Marylin Maeso : Il est aussi dans le quotidien et je dirai même qu’il est d’abord dans le quotidien. Ce que j’ai remarqué, et je pense que c’est constat qu’on peut tous faire, c’est que le qualificatif d’inhumain est généralement réservé à des phénomènes assez spectaculaires. C’est-à-dire assez exceptionnels. Vous l’avez dit : les guerres, les attentats, la torture… ce genre de choses. Or, ce qui m’a intéressée c’est ce que La peste m’a aidée à comprendre et finalement à formuler. C’est le fait que ces grandes manifestations de l’inhumain ne tombent pas du ciel. Je me souviens d’avoir lu quand j’étais en prépa un livre de l’historien Jacques Semelin qui s’intitule Purifier et détruire où il explique comment chacun des grands génocides de l’histoire a été précédé par une préparation idéologique de la population. Ce qui veut dire que, avant de se mettre à massacrer des millions de personnes, on prépare à travers les mots, à travers les discours qu’on martelait à la radio, qu’on placardait via des affiches sur les murs, on prépare la population à normaliser une situation qui auparavant pourrait paraitre anormale.
C’est ce que l’on trouve dans La peste d’ailleurs lorsque. Dès les premières lignes du roman, le narrateur explique que les oranais, ce qui les caractérise finalement, ce n’est rien. C’est-à-dire que comme n’importe lequel d’entre nous, à Oran on s’ennuie et on s’attache à prendre des habitudes. Et cette notion d’habitude est centrale parce que l’habitude c’est à la fois ce qui est confortable, ce qui est rassurant, ce qui nous aide à vivre parce qu’on a besoin des habitudes et des repères. Et en même temps, c’est ce qui peut nous amener à nous endormir. Quelque chose qui, au départ, va être remarqué par nous peut nous choquer. Si on le voit de manière répétitive, finalement c’est légitimé par un discours officiel dans les médias, on finit par s’y habituer et donc ne plus voir son potentiel délétère.
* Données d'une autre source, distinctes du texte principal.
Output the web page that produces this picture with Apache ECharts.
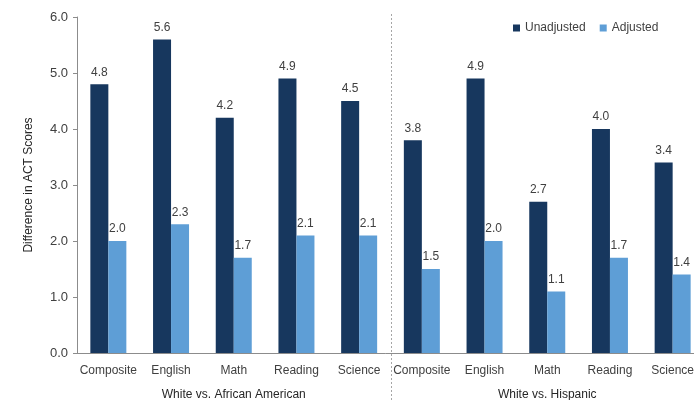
<!DOCTYPE html>
<html><head><meta charset="utf-8">
<script src="https://cdn.jsdelivr.net/npm/echarts@6/dist/echarts.min.js"></script>
<style>html,body{margin:0;padding:0;background:#fff}#c{width:694px;height:400px}</style>
</head><body><div id="c"></div>
<script>
const categories = ['Composite','English','Math','Reading','Science','Composite','English','Math','Reading','Science'];
const groups = ['White vs. African American','White vs. Hispanic'];
const unadjusted = [4.8, 5.6, 4.2, 4.9, 4.5, 3.8, 4.9, 2.7, 4.0, 3.4];
const adjusted = [2.0, 2.3, 1.7, 2.1, 2.1, 1.5, 2.0, 1.1, 1.7, 1.4];
const yTicks = [0, 1, 2, 3, 4, 5, 6];

const FONT = '"Liberation Sans", Arial, sans-serif';
const chart = echarts.init(document.getElementById('c'), null, {renderer: 'canvas'});
const lbl = {show: true, position: 'top', distance: 6, color: '#404040', fontSize: 12, fontFamily: FONT, formatter: p => p.value.toFixed(1)};
chart.setOption({
  animation: false,
  textStyle: {fontFamily: FONT},
  grid: {left: 77, top: 17, width: 627, height: 336, containLabel: false, outerBoundsMode: 'none'},
  legend: {
    left: 508, top: 17, itemWidth: 7, itemHeight: 7, itemGap: 14, icon: 'rect',
    textStyle: {color: '#404040', fontSize: 12, fontFamily: FONT},
    data: ['Unadjusted', 'Adjusted']
  },
  xAxis: [{
    type: 'category', data: categories,
    axisLine: {lineStyle: {color: '#8c8c8c'}}, axisTick: {show: false},
    axisLabel: {color: '#404040', fontSize: 12, margin: 12, fontFamily: FONT, interval: 0}
  }, {
    type: 'category', data: groups, position: 'bottom', offset: 24,
    axisLine: {show: false}, axisTick: {show: false},
    axisLabel: {color: '#262626', fontSize: 12, margin: 12, fontFamily: FONT, interval: 0}
  }],
  yAxis: {
    type: 'value', min: yTicks[0], max: yTicks[yTicks.length - 1], interval: 1,
    name: 'Difference in ACT Scores', nameLocation: 'middle', nameGap: 42,
    nameTextStyle: {color: '#262626', fontSize: 12, fontFamily: FONT},
    axisLine: {show: true, lineStyle: {color: '#8c8c8c'}},
    axisTick: {show: true, length: 4, lineStyle: {color: '#8c8c8c'}},
    splitLine: {show: false},
    axisLabel: {color: '#404040', fontSize: 13, margin: 9, fontFamily: FONT, formatter: v => v.toFixed(1)}
  },
  series: [
    {name: 'Unadjusted', type: 'bar', data: unadjusted, barWidth: 18, barGap: '0%', itemStyle: {color: '#17375e'}, label: lbl},
    {name: 'Adjusted', type: 'bar', data: adjusted, barWidth: 18, barGap: '0%', itemStyle: {color: '#5e9ed6'}, label: lbl}
  ]
});
// dotted divider between the two groups
const x4 = chart.convertToPixel({xAxisIndex: 0}, 4);
const x5 = chart.convertToPixel({xAxisIndex: 0}, 5);
const xd = Math.round((x4 + x5) / 2) + 0.5;
chart.setOption({
  graphic: [{
    type: 'line', shape: {x1: xd, y1: 14, x2: xd, y2: 400},
    style: {stroke: '#a6a6a6', lineWidth: 1, lineDash: [2, 2]}, silent: true
  }]
});
</script></body></html>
Interviewer : Donc l’inhumain est en chacun d’entre nous.
Marylin Maeso : Oui, c’est exactement la remarque que fait Tarrou de manière imagée dans La peste en disant : « Tout le monde la porte en soi la peste parce que personne au monde n’est indemne et il faut se surveiller pour ne pas dans une minute d’inattention la respirer dans la figure de l’autre et lui coller l’infection. »
Ce qu’il entend par là, ça ne veut pas dire que nous sommes tous à égalité des inhumains ou des personnes capables d’inhumain en un clin d’œil. Ça veut dire que l’inhumain ça n’est pas, contrairement à ce que le mot peut suggérer, une réalité qui est extérieure à l’humain et qui serait réservée à ceux qu’on appelle communément les monstres. Par exemple, l’image du nazi, si vous voulez, l’image qu’on s’en fait c’est l’individu qui n’est pas normal, qui n’est pas un homme comme les autres. L’avantage de ce genre de représentations, c’est de s’imaginer que, nous, nous sommes à l’abri de ce genre de dérives. À partir du moment où, par exemple, vous adoptez l’optique d’Hannah Arendt dans son livre Eichmann à Jérusalem où elle essaye de montrer que non, l’ensemble des nazis n’était pas des monstres et des génies du mal, des être qui étaient anormaux par rapport aux autres. C’était, au contraire, monsieur tout le monde, le petit fonctionnaire, le voisin, les gens qu’on côtoie au quotidien.
Marylin MAESO interview France inter du 8/10/2021 consulté le 12/10/2021. Retranscription et aménagements du passage à l’écrit JD Oste.